You can implement Cartesian products with an odometer-like counter:

  • Set all current items to the first items in each list.
  • Process the current state, e.g. print it.
  • Advance the first list. If you reach the end, reset the state to the beginning of that list and advance the next list and so on. If you reach the end of the last list, you are done.

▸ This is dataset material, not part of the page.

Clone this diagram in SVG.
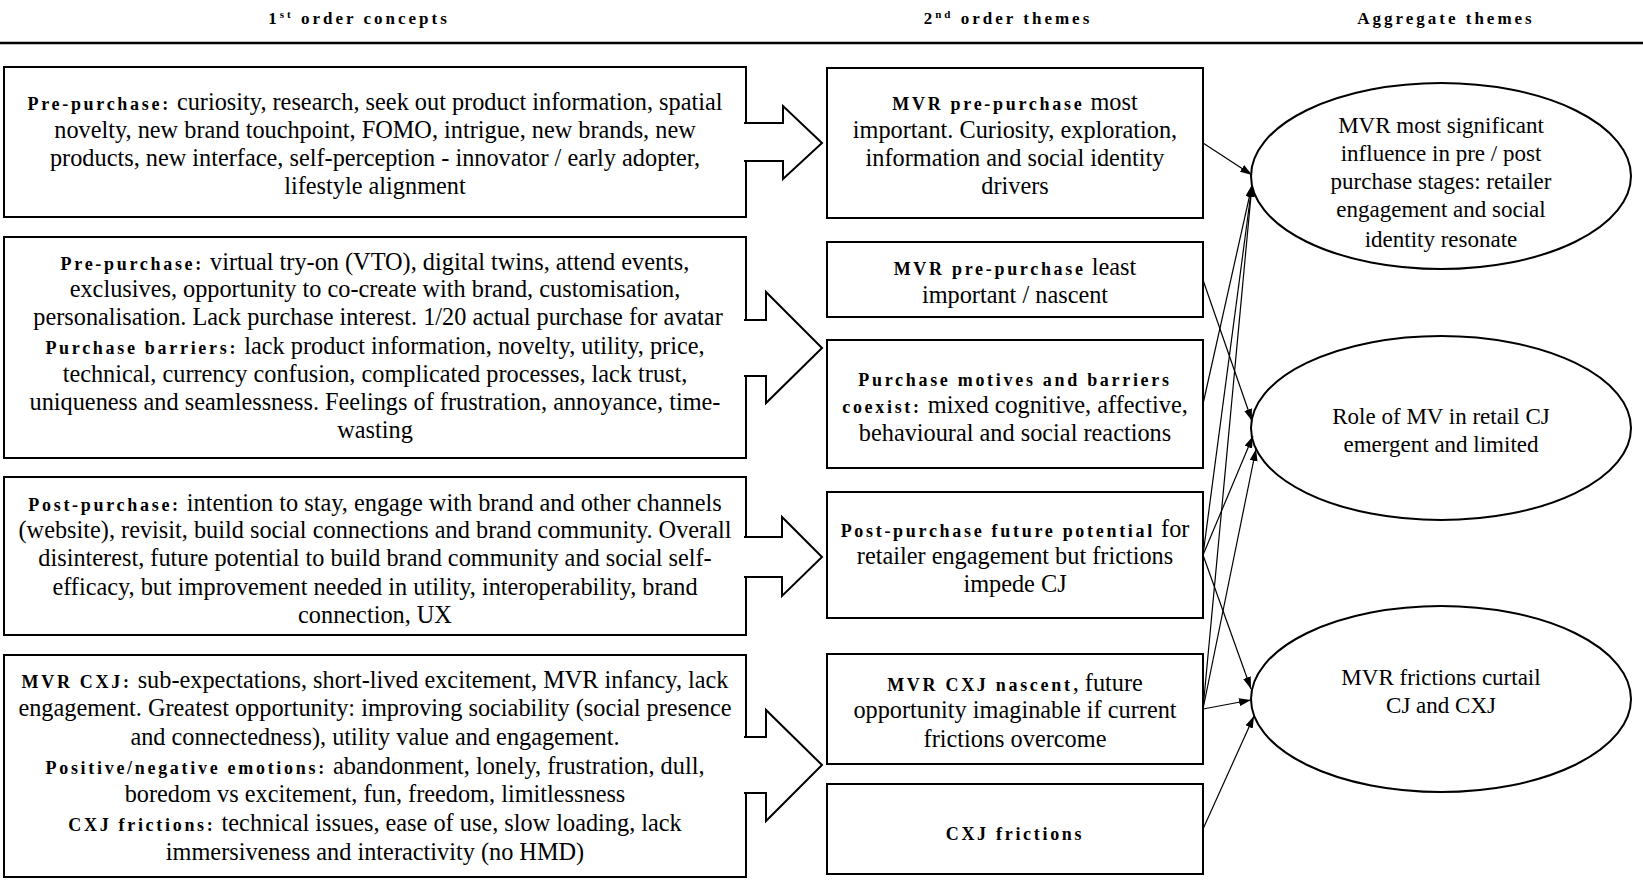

So assuming that you have read the information from the files into NULL terminated lists of strings, you could do the following:

#include <stdlib.h>
#include <stdio.h>
#include <stdbool.h>

int main(int argc, char *argv[])
{
    const char *adj1[] = {"little", "big", "huge", NULL};
    const char *adj2[] = {"red", "yellow", "grey", "orange", NULL};
    const char *noun[] = {"house", "car", NULL};
    
    const char **list[3] = {adj1, adj2, noun};
    const char **curr[3];
    
    unsigned n = sizeof(list) / sizeof(*list);
    unsigned count = 0;
    bool done = false;
    
    for (unsigned i = 0; i < n; i++) {
        curr[i] = list[i];
    }
    
    while (!done) {
        unsigned i = 0;

        printf("%s %s %s\n", *curr[0], *curr[1], *curr[2]);
        count++;

        curr[i]++;

        while (*curr[i] == NULL) {
            curr[i] = list[i];      // back to beginning
            i++;                    // move to next list
            
            if (i == n) {           // stop when the last list is exhausted
                done = true;
                break;
            }

            curr[i]++;              // ... and increment that
        }      
    }
    
    printf("%u combinations.\n", count);

    return 0;
}

This approach is not limited to three lists. (If you know exactly how many lists you have, you could use nested loops, of course.)